Information supplied:
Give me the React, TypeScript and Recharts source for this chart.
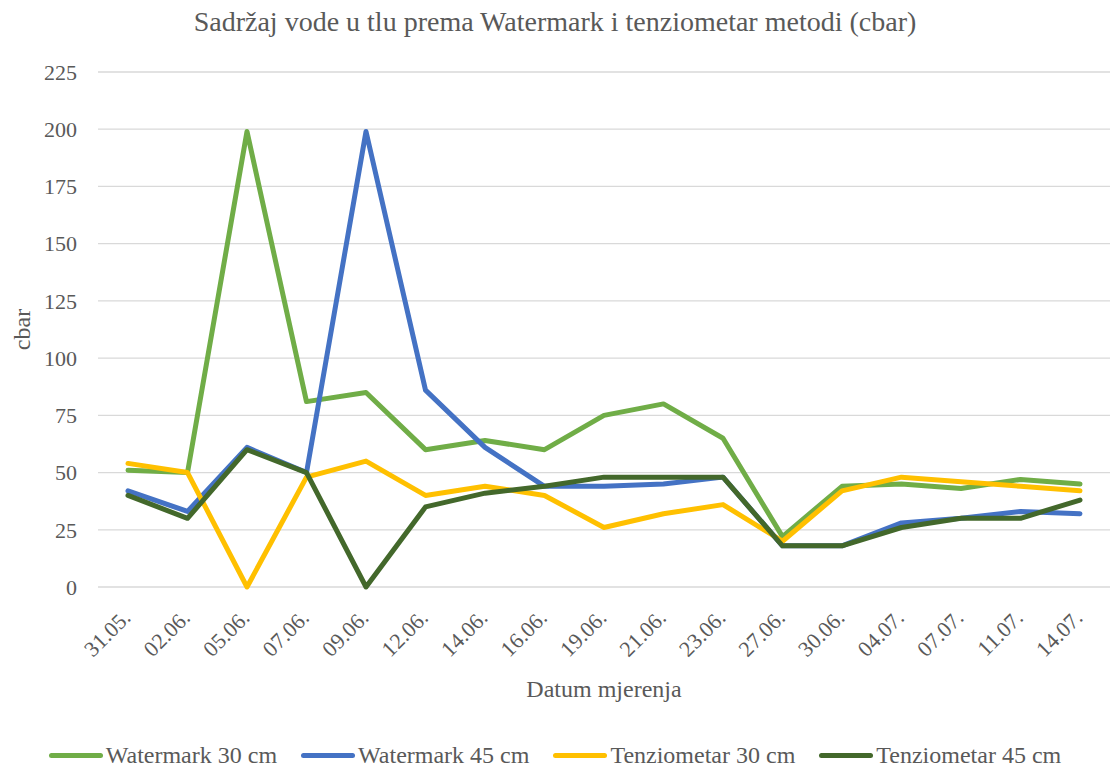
import { LineChart, Line, XAxis, YAxis, CartesianGrid, Legend, Label } from 'recharts';

const dates = ['31.05.', '02.06.', '05.06.', '07.06.', '09.06.', '12.06.', '14.06.', '16.06.', '19.06.', '21.06.', '23.06.', '27.06.', '30.06.', '04.07.', '07.07.', '11.07.', '14.07.'];
const watermark30 = [51, 50, 199, 81, 85, 60, 64, 60, 75, 80, 65, 22, 44, 45, 43, 47, 45];
const watermark45 = [42, 33, 61, 50, 199, 86, 61, 44, 44, 45, 48, 18, 18, 28, 30, 33, 32];
const tenziometar30 = [54, 50, 0, 48, 55, 40, 44, 40, 26, 32, 36, 20, 42, 48, 46, 44, 42];
const tenziometar45 = [40, 30, 60, 50, 0, 35, 41, 44, 48, 48, 48, 18, 18, 26, 30, 30, 38];
const yTicks = [0, 25, 50, 75, 100, 125, 150, 175, 200, 225];

const FONT = 'Times New Roman';
const TEXT = '#595959';

const series = [
  { key: 'wm30', name: 'Watermark 30 cm', color: '#70AD47' },
  { key: 'wm45', name: 'Watermark 45 cm', color: '#4472C4' },
  { key: 'tz30', name: 'Tenziometar 30 cm', color: '#FFC000' },
  { key: 'tz45', name: 'Tenziometar 45 cm', color: '#43682B' },
];

const chartData = dates.map((d, i) => ({
  date: d,
  wm30: watermark30[i],
  wm45: watermark45[i],
  tz30: tenziometar30[i],
  tz45: tenziometar45[i],
}));

function DateTick({ x, y, payload }: any) {
  const ax = x + 4;
  const ay = y + 32;
  return (
    <text x={ax} y={ay} textAnchor="end" fill={TEXT} fontSize={22} fontFamily={FONT}
      transform={`rotate(-45, ${ax}, ${ay})`}>
      {payload.value}
    </text>
  );
}

function LegendContent() {
  return (
    <div style={{ display: 'flex', justifyContent: 'center', paddingTop: 12, fontFamily: FONT, fontSize: 24, color: TEXT, lineHeight: '28px' }}>
      {series.map(s => (
        <div key={s.key} style={{ display: 'flex', alignItems: 'center', margin: '0 12px' }}>
          <span style={{ display: 'inline-block', width: 54, height: 5, borderRadius: 3, background: s.color, marginRight: 3 }} />
          <span>{s.name}</span>
        </div>
      ))}
    </div>
  );
}

export default function App() {
  return (
    <div style={{ position: 'absolute', left: 0, top: 0, width: 1110, height: 769, background: '#fff', fontFamily: FONT }}>
      <div style={{ position: 'absolute', left: 0, top: 5, width: 1110, textAlign: 'center', fontFamily: FONT, fontSize: 28, color: TEXT, lineHeight: '34px' }}>
        Sadržaj vode u tlu prema Watermark i tenziometar metodi (cbar)
      </div>
      <LineChart width={1110} height={769} data={chartData} margin={{ top: 72, right: 0, left: 0, bottom: 0 }}>
        <CartesianGrid vertical={false} stroke="#d9d9d9" strokeWidth={1.3} />
        <XAxis dataKey="date" axisLine={false} tickLine={false} tickSize={0} tickMargin={0} height={142}
          interval={0} padding={{ left: 30, right: 30 }} tick={<DateTick />}>
          <Label position="insideBottom" offset={32} value="Datum mjerenja" fill={TEXT} fontSize={24} fontFamily={FONT} />
        </XAxis>
        <YAxis width={98} domain={[0, 225]} ticks={yTicks} axisLine={false} tickLine={false} tickSize={0} tickMargin={21}
          tick={{ fill: TEXT, fontSize: 22, fontFamily: FONT }}>
          <Label content={({ viewBox }: any) => {
            const cx = 22;
            const cy = viewBox.y + viewBox.height / 2;
            return (
              <text x={cx} y={cy} textAnchor="middle" dominantBaseline="central" fill={TEXT} fontSize={24} fontFamily={FONT}
                transform={`rotate(-90, ${cx}, ${cy})`}>cbar</text>
            );
          }} />
        </YAxis>
        <Legend verticalAlign="bottom" wrapperStyle={{ height: 40 }} content={<LegendContent />} />
        {series.map(s => (
          <Line key={s.key} type="linear" dataKey={s.key} name={s.name} stroke={s.color} strokeWidth={5}
            strokeLinejoin="round" strokeLinecap="round" dot={false} activeDot={false} isAnimationActive={false} />
        ))}
      </LineChart>
    </div>
  );
}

Problem requirements: Restate exactly, please, only the lines between the start of the data and the line containing "CartesianGrid, Legend, Label", both ends included, skipping the pictures.

Final answer:
Give me the React, TypeScript and Recharts source for this chart.
import { LineChart, Line, XAxis, YAxis, CartesianGrid, Legend, Label } from 'recharts';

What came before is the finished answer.